◆ **DATA SHOWN**:
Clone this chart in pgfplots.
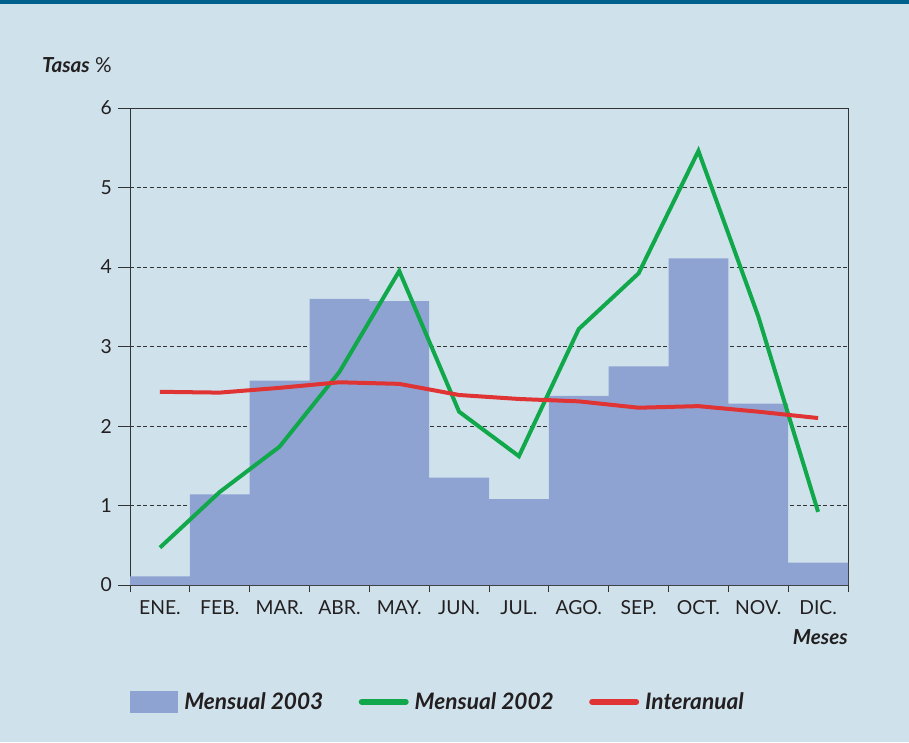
\documentclass[border=0pt]{standalone}
\usepackage{fontspec}
\setmainfont{Lato}
\usepackage{pgfplots}
\pgfplotsset{compat=1.18}
\definecolor{bg}{HTML}{CFE2EB}
\definecolor{topbar}{HTML}{00628C}
\definecolor{barfill}{HTML}{8FA3D3}
\definecolor{verde}{HTML}{10A84A}
\definecolor{rojo}{HTML}{E03333}
\definecolor{txt}{HTML}{231F20}
\begin{document}
\begin{tikzpicture}
% background and top band (909x742 px at 0.75pt/px)
\fill[bg] (0,0) rectangle (681.75pt,556.5pt);
\fill[topbar] (0,553.5pt) rectangle (681.75pt,556.5pt);
\path[use as bounding box] (0,0) rectangle (681.75pt,556.5pt);
\begin{axis}[
    at={(97.5pt,117.75pt)}, anchor=south west,
    scale only axis, width=538.5pt, height=357.75pt,
    xmin=-0.5, xmax=11.5, ymin=0, ymax=6,
    xtick={0,...,11},
    xticklabels={ENE.,FEB.,MAR.,ABR.,MAY.,JUN.,JUL.,AGO.,SEP.,OCT.,NOV.,DIC.},
    minor xtick={-0.5,0.5,...,11.5},
    ytick={0,...,6},
    tick align=outside,
    xtick pos=bottom, ytick pos=left,
    major x tick style={draw=none},
    major tick length=9pt,
    minor tick length=5pt,
    every tick/.style={black!80, line width=0.6pt},
    xticklabel style={yshift=1pt},
    yticklabel style={xshift=-1pt},
    ymajorgrids,
    grid style={densely dashed, black!80, line width=0.5pt},
    axis line style={black!80, line width=0.7pt},
    tick label style={font=\fontsize{14.5}{17}\selectfont, text=txt},
    /pgf/number format/assume math mode=true,
    xlabel={\textbf{\textit{Meses}}},
    xlabel style={at={(axis description cs:1,-0.109)}, anchor=east, inner sep=0pt, font=\fontsize{15.5}{18}\selectfont, text=txt},
    ylabel={\textbf{\textit{Tasas}} \%},
    ylabel style={at={(axis description cs:-0.1226,1.09)}, anchor=west, rotate=-90, inner sep=0pt, font=\fontsize{15.5}{18}\selectfont, text=txt},
    legend columns=3,
    legend style={at={(axis description cs:0,-0.245)}, anchor=west, draw=none, fill=none,
        inner sep=0pt, font=\fontsize{17}{19}\selectfont\bfseries\itshape, text=txt,
        /tikz/every even column/.append style={column sep=22pt},
        nodes={inner xsep=4.5pt}},
]
\addplot[ybar, bar width=1, bar shift=0, fill=barfill, draw=none,
    legend image code/.code={\fill[barfill] (0pt,-8.5pt) rectangle (36pt,8.5pt);}]
coordinates {
    (0,0.11) (1,1.14) (2,2.57) (3,3.60) (4,3.57) (5,1.35)
    (6,1.08) (7,2.38) (8,2.75) (9,4.11) (10,2.28) (11,0.28)
};
\addlegendentry{Mensual 2003}
\addplot[verde, line width=3pt, no marks,
    legend image code/.code={\draw[verde, line width=4.5pt, line cap=round] (3pt,0pt) -- (36pt,0pt);}]
coordinates {
    (0,0.47) (1,1.17) (2,1.74) (3,2.68) (4,3.95) (5,2.18)
    (6,1.62) (7,3.22) (8,3.92) (9,5.46) (10,3.38) (11,0.92)
};
\addlegendentry{Mensual 2002}
\addplot[rojo, line width=3pt, no marks,
    legend image code/.code={\draw[rojo, line width=4.5pt, line cap=round] (3pt,0pt) -- (36pt,0pt);}]
coordinates {
    (0,2.43) (1,2.42) (2,2.48) (3,2.55) (4,2.53) (5,2.39)
    (6,2.34) (7,2.31) (8,2.23) (9,2.25) (10,2.18) (11,2.10)
};
\addlegendentry{Interanual}
\end{axis}
\end{tikzpicture}
\end{document}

◆ **EXERCISE PROMPT**: Retype everything in the material word for word, minus pictures.

◆ **EXERCISE RESULT**:
Clone this chart in pgfplots.
\documentclass[border=0pt]{standalone}
\usepackage{fontspec}
\setmainfont{Lato}
\usepackage{pgfplots}
\pgfplotsset{compat=1.18}
\definecolor{bg}{HTML}{CFE2EB}
\definecolor{topbar}{HTML}{00628C}
\definecolor{barfill}{HTML}{8FA3D3}
\definecolor{verde}{HTML}{10A84A}
\definecolor{rojo}{HTML}{E03333}
\definecolor{txt}{HTML}{231F20}
\begin{document}
\begin{tikzpicture}
% background and top band (909x742 px at 0.75pt/px)
\fill[bg] (0,0) rectangle (681.75pt,556.5pt);
\fill[topbar] (0,553.5pt) rectangle (681.75pt,556.5pt);
\path[use as bounding box] (0,0) rectangle (681.75pt,556.5pt);
\begin{axis}[
    at={(97.5pt,117.75pt)}, anchor=south west,
    scale only axis, width=538.5pt, height=357.75pt,
    xmin=-0.5, xmax=11.5, ymin=0, ymax=6,
    xtick={0,...,11},
    xticklabels={ENE.,FEB.,MAR.,ABR.,MAY.,JUN.,JUL.,AGO.,SEP.,OCT.,NOV.,DIC.},
    minor xtick={-0.5,0.5,...,11.5},
    ytick={0,...,6},
    tick align=outside,
    xtick pos=bottom, ytick pos=left,
    major x tick style={draw=none},
    major tick length=9pt,
    minor tick length=5pt,
    every tick/.style={black!80, line width=0.6pt},
    xticklabel style={yshift=1pt},
    yticklabel style={xshift=-1pt},
    ymajorgrids,
    grid style={densely dashed, black!80, line width=0.5pt},
    axis line style={black!80, line width=0.7pt},
    tick label style={font=\fontsize{14.5}{17}\selectfont, text=txt},
    /pgf/number format/assume math mode=true,
    xlabel={\textbf{\textit{Meses}}},
    xlabel style={at={(axis description cs:1,-0.109)}, anchor=east, inner sep=0pt, font=\fontsize{15.5}{18}\selectfont, text=txt},
    ylabel={\textbf{\textit{Tasas}} \%},
    ylabel style={at={(axis description cs:-0.1226,1.09)}, anchor=west, rotate=-90, inner sep=0pt, font=\fontsize{15.5}{18}\selectfont, text=txt},
    legend columns=3,
    legend style={at={(axis description cs:0,-0.245)}, anchor=west, draw=none, fill=none,
        inner sep=0pt, font=\fontsize{17}{19}\selectfont\bfseries\itshape, text=txt,
        /tikz/every even column/.append style={column sep=22pt},
        nodes={inner xsep=4.5pt}},
]
\addplot[ybar, bar width=1, bar shift=0, fill=barfill, draw=none,
    legend image code/.code={\fill[barfill] (0pt,-8.5pt) rectangle (36pt,8.5pt);}]
coordinates {
    (0,0.11) (1,1.14) (2,2.57) (3,3.60) (4,3.57) (5,1.35)
    (6,1.08) (7,2.38) (8,2.75) (9,4.11) (10,2.28) (11,0.28)
};
\addlegendentry{Mensual 2003}
\addplot[verde, line width=3pt, no marks,
    legend image code/.code={\draw[verde, line width=4.5pt, line cap=round] (3pt,0pt) -- (36pt,0pt);}]
coordinates {
    (0,0.47) (1,1.17) (2,1.74) (3,2.68) (4,3.95) (5,2.18)
    (6,1.62) (7,3.22) (8,3.92) (9,5.46) (10,3.38) (11,0.92)
};
\addlegendentry{Mensual 2002}
\addplot[rojo, line width=3pt, no marks,
    legend image code/.code={\draw[rojo, line width=4.5pt, line cap=round] (3pt,0pt) -- (36pt,0pt);}]
coordinates {
    (0,2.43) (1,2.42) (2,2.48) (3,2.55) (4,2.53) (5,2.39)
    (6,2.34) (7,2.31) (8,2.23) (9,2.25) (10,2.18) (11,2.10)
};
\addlegendentry{Interanual}
\end{axis}
\end{tikzpicture}
\end{document}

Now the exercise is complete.